Task material
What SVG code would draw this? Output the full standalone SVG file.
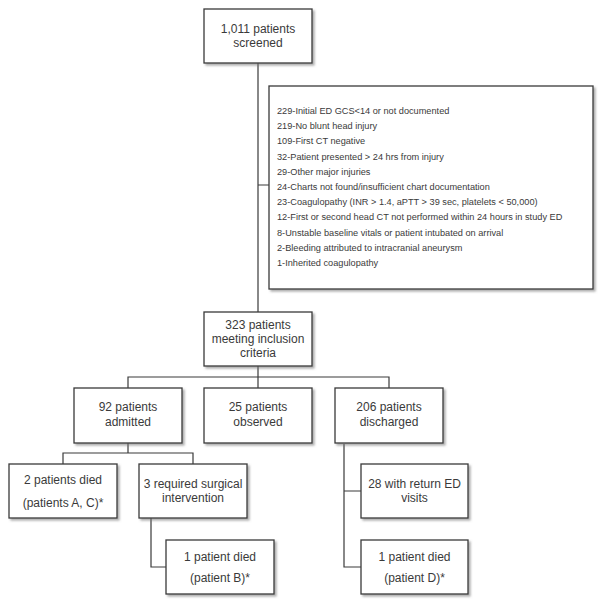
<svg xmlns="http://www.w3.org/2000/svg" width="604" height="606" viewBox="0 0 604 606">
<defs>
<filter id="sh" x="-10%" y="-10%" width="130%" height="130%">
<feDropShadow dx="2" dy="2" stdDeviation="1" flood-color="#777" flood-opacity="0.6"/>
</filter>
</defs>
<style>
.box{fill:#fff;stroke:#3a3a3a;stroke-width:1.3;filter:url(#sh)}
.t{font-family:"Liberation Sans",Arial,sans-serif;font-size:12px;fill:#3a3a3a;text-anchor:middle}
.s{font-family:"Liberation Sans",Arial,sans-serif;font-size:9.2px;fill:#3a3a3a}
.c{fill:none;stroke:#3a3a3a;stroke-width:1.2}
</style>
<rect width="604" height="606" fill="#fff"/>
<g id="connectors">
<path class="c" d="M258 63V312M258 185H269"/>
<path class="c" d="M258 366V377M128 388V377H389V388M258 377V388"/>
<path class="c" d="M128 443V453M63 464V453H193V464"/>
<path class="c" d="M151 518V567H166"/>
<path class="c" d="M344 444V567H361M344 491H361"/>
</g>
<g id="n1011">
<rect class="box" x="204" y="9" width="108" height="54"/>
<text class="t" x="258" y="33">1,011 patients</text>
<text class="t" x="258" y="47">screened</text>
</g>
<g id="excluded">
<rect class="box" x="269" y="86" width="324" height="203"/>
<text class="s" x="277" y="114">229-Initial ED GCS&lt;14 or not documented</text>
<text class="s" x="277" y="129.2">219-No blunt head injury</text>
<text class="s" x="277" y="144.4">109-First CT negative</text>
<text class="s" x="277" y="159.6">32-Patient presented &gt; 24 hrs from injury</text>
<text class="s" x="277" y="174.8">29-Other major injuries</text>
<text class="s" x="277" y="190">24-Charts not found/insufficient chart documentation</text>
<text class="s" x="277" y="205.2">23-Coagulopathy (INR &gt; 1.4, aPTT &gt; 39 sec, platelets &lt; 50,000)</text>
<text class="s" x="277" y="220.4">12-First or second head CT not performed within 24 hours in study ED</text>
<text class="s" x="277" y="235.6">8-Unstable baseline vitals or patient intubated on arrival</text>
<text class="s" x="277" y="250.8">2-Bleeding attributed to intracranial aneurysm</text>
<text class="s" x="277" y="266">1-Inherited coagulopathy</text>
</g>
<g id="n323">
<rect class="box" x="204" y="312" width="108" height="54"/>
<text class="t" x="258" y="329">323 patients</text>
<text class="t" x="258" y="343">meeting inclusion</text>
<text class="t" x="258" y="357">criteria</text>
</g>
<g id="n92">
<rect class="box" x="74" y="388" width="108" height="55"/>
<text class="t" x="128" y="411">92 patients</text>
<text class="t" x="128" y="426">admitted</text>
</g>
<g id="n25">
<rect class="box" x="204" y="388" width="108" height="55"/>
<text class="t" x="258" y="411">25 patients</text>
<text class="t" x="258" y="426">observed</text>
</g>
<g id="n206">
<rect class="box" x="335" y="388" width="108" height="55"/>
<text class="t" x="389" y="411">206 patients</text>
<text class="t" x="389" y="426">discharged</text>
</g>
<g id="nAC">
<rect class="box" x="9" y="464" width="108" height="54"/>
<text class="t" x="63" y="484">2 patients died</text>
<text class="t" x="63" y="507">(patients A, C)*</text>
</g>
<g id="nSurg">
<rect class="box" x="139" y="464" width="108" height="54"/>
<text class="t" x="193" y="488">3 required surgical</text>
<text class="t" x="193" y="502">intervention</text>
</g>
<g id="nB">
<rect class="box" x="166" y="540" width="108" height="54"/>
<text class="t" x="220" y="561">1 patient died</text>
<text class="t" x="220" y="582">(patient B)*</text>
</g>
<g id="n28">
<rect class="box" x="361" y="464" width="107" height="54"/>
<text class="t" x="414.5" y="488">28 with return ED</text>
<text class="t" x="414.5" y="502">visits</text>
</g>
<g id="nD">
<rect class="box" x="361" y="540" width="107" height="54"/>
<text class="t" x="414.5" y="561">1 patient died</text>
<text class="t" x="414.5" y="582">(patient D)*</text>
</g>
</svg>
==
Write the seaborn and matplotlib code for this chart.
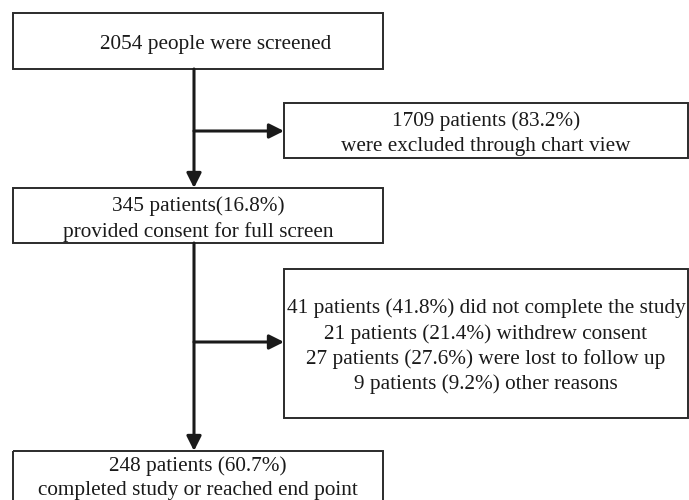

Job
Read through the lines above and collect those that contain the string "chart".

The completed task
<text class="s" x="277" y="190">24-Charts not found/insufficient chart documentation</text>
Write the seaborn and matplotlib code for this chart.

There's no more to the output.